The plot progresses at such a surprising speed that when the first truly horrific thing happens, it’s quite a shock. I think most viewers will have a good idea of how the initial plot threads will progress. Harry will ingratiate himself with Willa, Pearl, and the town at large, and he’ll gradually work on John to wear him down enough to tell him where the money is. This understanding also leads to certain expectations, and when those expectations are seen to their conclusion much quicker than we might anticipate, it makes the rest of the movie feel unpredictable and exponentially more suspenseful.

What I mean by all of this is, it feels like the sequences in the middle of the movie would be the logical climax of just about any other film. Harry killing Willa, her body being found in the river, and the terrifying scene of Harry taking John and Pearl into the cellar would make a great finale. But when those scenes are done, there’s still forty minutes left to go! It’s a testament to incredible pacing and masterful storytelling that it feels like so much story is packed into the 90-minute run time, and nothing feels rushed or underdeveloped.

I also love how beautifully The Night of the Hunter is filmed. The influences of the visual side of the storytelling appear, to me, to come from noir, but also horror. John standing in his bedroom at night when Harry’s shadow looms over him feels like a direct nod to the German Expressionism of classic horror and film noir. So too do the looming house and barn, stylized and silhouetted in the night as John and Pearl float up to Rachel Cooper’s land.

There appear to be allusions to monster movies as well. The shot of Harry reaching up the stairs of the cellar as the kids flee for their lives feels like a moment out of a classic monster film. Even the lynch mob at the end of the film, with their torches in hand, appear to be a reference to the mobs of villagers seen in many creature classics of the 1930s and 1940s. There is no doubt, Harry Powell is a monster.

Watching The Night of the Hunter this time, I also noticed a couple of shots that seem to reference paintings. I don’t know if this is true or not, and in the little research I did between watching the movie just now and writing this reaction, I couldn’t find anything to confirm it. But here’s a theory anyway. There is a shot during the picnic scene that reminds me of A Sunday Afternoon on the Island of La Grande Jatte painted by Georges Seurat. The shot is when Harry has his foot on the log while talking to Willa, and in the foreground we see a couple sitting on the ground with an umbrella. The allusion feels intentional to me.

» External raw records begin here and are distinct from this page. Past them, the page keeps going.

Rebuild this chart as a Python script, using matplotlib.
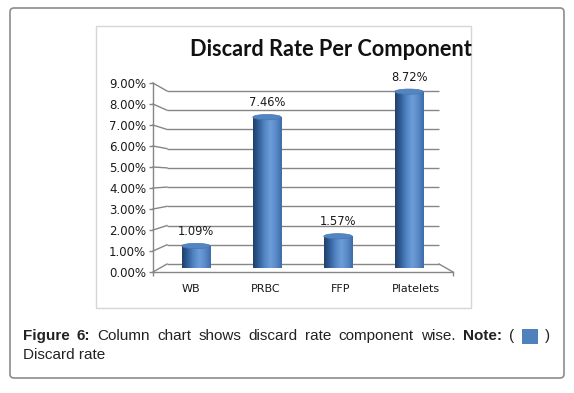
import numpy as np
import matplotlib
matplotlib.use("Agg")
import matplotlib.pyplot as plt
from matplotlib.patches import Ellipse, FancyBboxPatch, Rectangle
from matplotlib.colors import LinearSegmentedColormap

# data
components = ["WB", "PRBC", "FFP", "Platelets"]
discard_rate = [1.09, 7.46, 1.57, 8.72]
y_ticks = [0, 1, 2, 3, 4, 5, 6, 7, 8, 9]

W, H = 574, 393
fig = plt.figure(figsize=(W / 100, H / 100), dpi=100)


def rect(x0, y_top, x1, y_bot):
    # figure pixel box (origin top-left) -> add_axes rect
    return [x0 / W, 1 - y_bot / H, (x1 - x0) / W, (y_bot - y_top) / H]


# background / frame layer
bg = fig.add_axes([0, 0, 1, 1], zorder=0)
bg.set_xlim(0, W)
bg.set_ylim(H, 0)
bg.axis("off")
bg.add_patch(FancyBboxPatch((10, 8), 554, 370, boxstyle="round,pad=0,rounding_size=4",
                            fc="white", ec="#8c8c8c", lw=1.2))
bg.add_patch(Rectangle((95.5, 25.5), 375, 282, fc="none", ec="#d6d6d6", lw=1))

grid_col = "#868686"

# back wall (gridlines)
wall = fig.add_axes(rect(167, 91, 439, 264), zorder=1)
wall.set_xlim(0, 1)
wall.set_ylim(0, 9)
wall.axis("off")
for t in y_ticks:
    wall.plot([0, 1], [t, t], color=grid_col, lw=1, solid_capstyle="butt", clip_on=False)

# front axis with tick labels
front = fig.add_axes(rect(153, 83, 453, 272), zorder=1)
front.set_xlim(0, 1)
front.set_ylim(0, 9)
front.patch.set_alpha(0)
for s in ["top", "right"]:
    front.spines[s].set_visible(False)
for s in ["left", "bottom"]:
    front.spines[s].set_color(grid_col)
    front.spines[s].set_linewidth(1)
front.set_yticks(y_ticks)
front.set_yticklabels([f"{t:.2f}%" for t in y_ticks], fontsize=8.5, color="#1a1a1a")
front.tick_params(axis="y", length=3, width=1, color=grid_col, pad=2)
n = len(components)
front.set_xticks([(i + 0.5) / n for i in range(n)])
front.set_xticklabels(components, fontsize=8, color="#1a1a1a")
front.set_xticks([0, 1], minor=True)
front.tick_params(axis="x", which="major", length=0, pad=8.3)
front.tick_params(axis="x", which="minor", length=3, width=1, color=grid_col)

# diagonal connectors between front axis and back wall
fig.canvas.draw()
to_bg = bg.transData.inverted()
for t in y_ticks:
    p0 = to_bg.transform(front.transData.transform((0, t)))
    p1 = to_bg.transform(wall.transData.transform((0, t)))
    bg.plot([p0[0], p1[0]], [p0[1], p1[1]], color=grid_col, lw=1)
q0 = to_bg.transform(wall.transData.transform((1, 0)))
q1 = to_bg.transform(front.transData.transform((1, 0)))
bg.plot([q0[0], q1[0]], [q0[1], q1[1]], color=grid_col, lw=1)

# bars (cylinders) in the middle depth plane
ax = fig.add_axes(rect(160.5, 86, 444.5, 268), zorder=2)
ax.set_xlim(-0.5, 3.5)
ax.set_ylim(0, 9)
ax.patch.set_alpha(0)
ax.axis("off")

cyl = LinearSegmentedColormap.from_list(
    "cyl", ["#213f69", "#33609a", "#5286c4", "#6d9dd7", "#5a8bc9", "#3f6ca7"])
grad = np.linspace(0, 1, 64).reshape(1, -1)
bw = 0.4
cap_h = 0.26

bars = ax.bar(range(n), discard_rate, width=bw, color="none", ec="none")
for i, (b, v) in enumerate(zip(bars, discard_rate)):
    x0 = b.get_x()
    im = ax.imshow(grad, cmap=cyl, aspect="auto", extent=(x0, x0 + bw, -0.2, v),
                   zorder=3, interpolation="bicubic")
    im.set_clip_path(b)
    bottom = Ellipse((i, 0), bw, cap_h, fc="none", ec="none", zorder=3)
    ax.add_patch(bottom)
    im2 = ax.imshow(grad, cmap=cyl, aspect="auto", extent=(x0, x0 + bw, -0.2, 0.2),
                    zorder=3, interpolation="bicubic")
    im2.set_clip_path(bottom)
    ax.add_patch(Ellipse((i, v), bw, cap_h, fc="#5485c3", ec="#4775b2", lw=0.5, zorder=4))
    ax.annotate(f"{v:.2f}%", (i, v), xytext=(0, 8), textcoords="offset pixels",
                ha="center", va="bottom", fontsize=8.3, color="#1a1a1a")

ax.set_ylim(0, 9)
ax.set_xlim(-0.5, 3.5)

# title
fig.text(331 / W, 1 - 50 / H, "Discard Rate Per Component", ha="center", va="center",
         fontsize=15.7, fontweight="bold", family="Lato", color="#111111")

# caption, justified on the first line
cap_fs = 11
line1 = [("Figure", True), ("6:", True), ("Column", False), ("chart", False), ("shows", False),
         ("discard", False), ("rate", False), ("component", False), ("wise.", False),
         ("Note:", True), ("(", False), ("BOX", False), (")", False)]
x_left, x_right, y1 = 23, 550, 336
r = fig.canvas.get_renderer()
objs, widths = [], []
for word, bold in line1:
    if word == "BOX":
        objs.append(None)
        widths.append(16)
        continue
    t = bg.text(0, y1, word, fontsize=cap_fs, family="Liberation Sans",
                fontweight="bold" if bold else "normal", va="center", ha="left", color="#222222")
    bb = t.get_window_extent(renderer=r)
    objs.append(t)
    widths.append(bb.width)
gap = (x_right - x_left - sum(widths)) / (len(widths) - 1)
x = x_left
for t, w in zip(objs, widths):
    if t is None:
        bg.add_patch(Rectangle((x, y1 - 7.5), w, 15, fc="#4f81bd", ec="none"))
    else:
        t.set_x(x)
    x += w + gap
bg.text(x_left, 355, "Discard rate", fontsize=cap_fs, family="Liberation Sans",
        va="center", ha="left", color="#222222")

fig.savefig("out.png", dpi=100)
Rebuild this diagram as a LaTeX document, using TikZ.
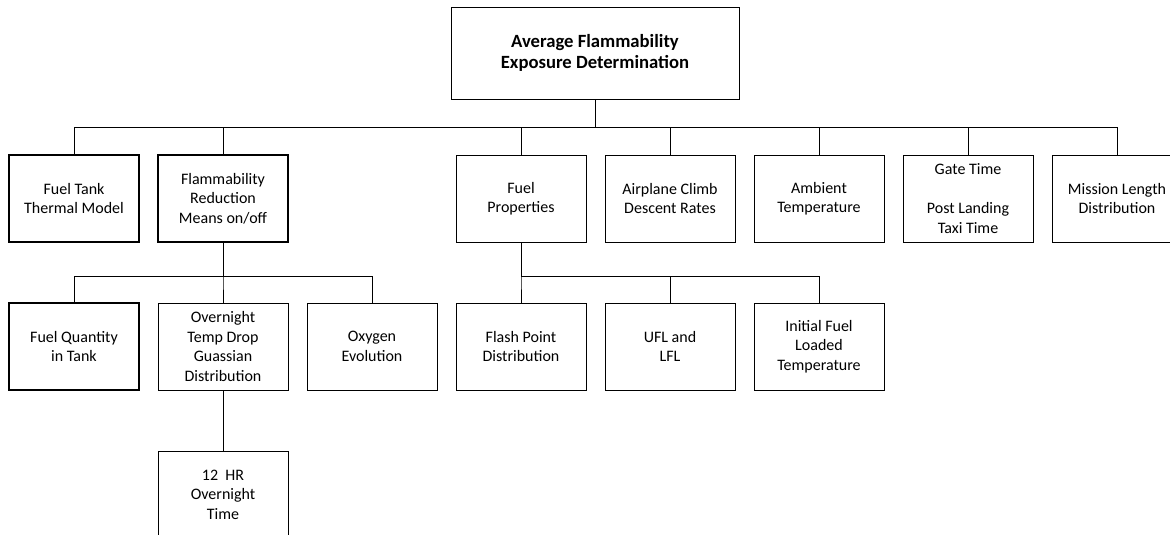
\documentclass[tikz,border=0pt]{standalone}
\usepackage{fontspec}
\setmainfont{Carlito}

\begin{document}
\begin{tikzpicture}[x=0.75pt, y=-0.75pt,
		box/.style={draw, line width=0.7pt, minimum width=97.5pt, minimum height=65.25pt, inner sep=0pt, align=center, font=\fontsize{12pt}{14.6pt}\selectfont},
		heavybox/.style={box, line width=1.3pt},
		link/.style={line width=0.7pt}]
		\useasboundingbox (0,0) rectangle (1170,535);
		\clip (0,0) rectangle (1170,535);
		
		% Top
		\node[box, minimum width=216pt, minimum height=69pt, font=\fontsize{14pt}{16pt}\selectfont\bfseries] (top) at (595,53) {Average Flammability\\Exposure Determination};
		
		% First row
		\node[heavybox] (ftm) at (74,198.5) {Fuel Tank\\Thermal Model};
		\node[heavybox] (frm) at (223,198.5) {Flammability\\Reduction\\Means on/off};
		\node[box] (fp) at (521,198.5) {Fuel\\Properties};
		\node[box] (acd) at (670,198.5) {Airplane Climb\\Descent Rates};
		\node[box] (amb) at (819,198.5) {Ambient\\Temperature};
		\node[box] (gate) at (968,198.5) {Gate Time\\[14.6pt]Post Landing\\Taxi Time};
		\node[box] (mis) at (1117,198.5) {Mission Length\\Distribution};
		
		% Second row
		\node[heavybox] (fq) at (74,346.5) {Fuel Quantity\\in Tank};
		\node[box] (otd) at (223,346.5) {Overnight\\Temp Drop\\Guassian\\Distribution};
		\node[box] (oxy) at (372,346.5) {Oxygen\\Evolution};
		\node[box] (fpd) at (521,346.5) {Flash Point\\Distribution};
		\node[box] (ufl) at (670,346.5) {UFL and\\LFL};
		\node[box] (ift) at (819,346.5) {Initial Fuel\\Loaded\\Temperature};
		
		% Third row
		\node[box] (hr) at (223,494.5) {12~ HR\\Overnight\\Time};
		
		% Connectors
		\foreach \c in {ftm,frm,fp,acd,amb,gate,mis}
			\draw[link] (top.south) -- ++(0,28) -| (\c.north);
		\foreach \c in {fq,otd,oxy}
			\draw[link] (frm.south) -- ++(0,34) -| (\c.north);
		\foreach \c in {fpd,ufl,ift}
			\draw[link] (fp.south) -- ++(0,34) -| (\c.north);
		\draw[link] (otd) -- (hr);
	\end{tikzpicture}
\end{document}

Another scene much later in the movie also feels like an allusion to a painting. When Mrs. Cooper is sitting up at night with a shotgun on her lap, the image of her reminds me of Whistler’s Mother (aka Arrangement in Grey and Black No. 1) by painter James McNeill Whistler. Maybe that’s not the intention, but it feels like it is to me. And even if I’m simply looking too hard for connections, it still points to the fact that The Night of the Hunter looks beautiful.
It really is a beautiful movie through and through. It’s scary, it’s meaningful, and it’s moving. The Night of the Hunter is a true work of art.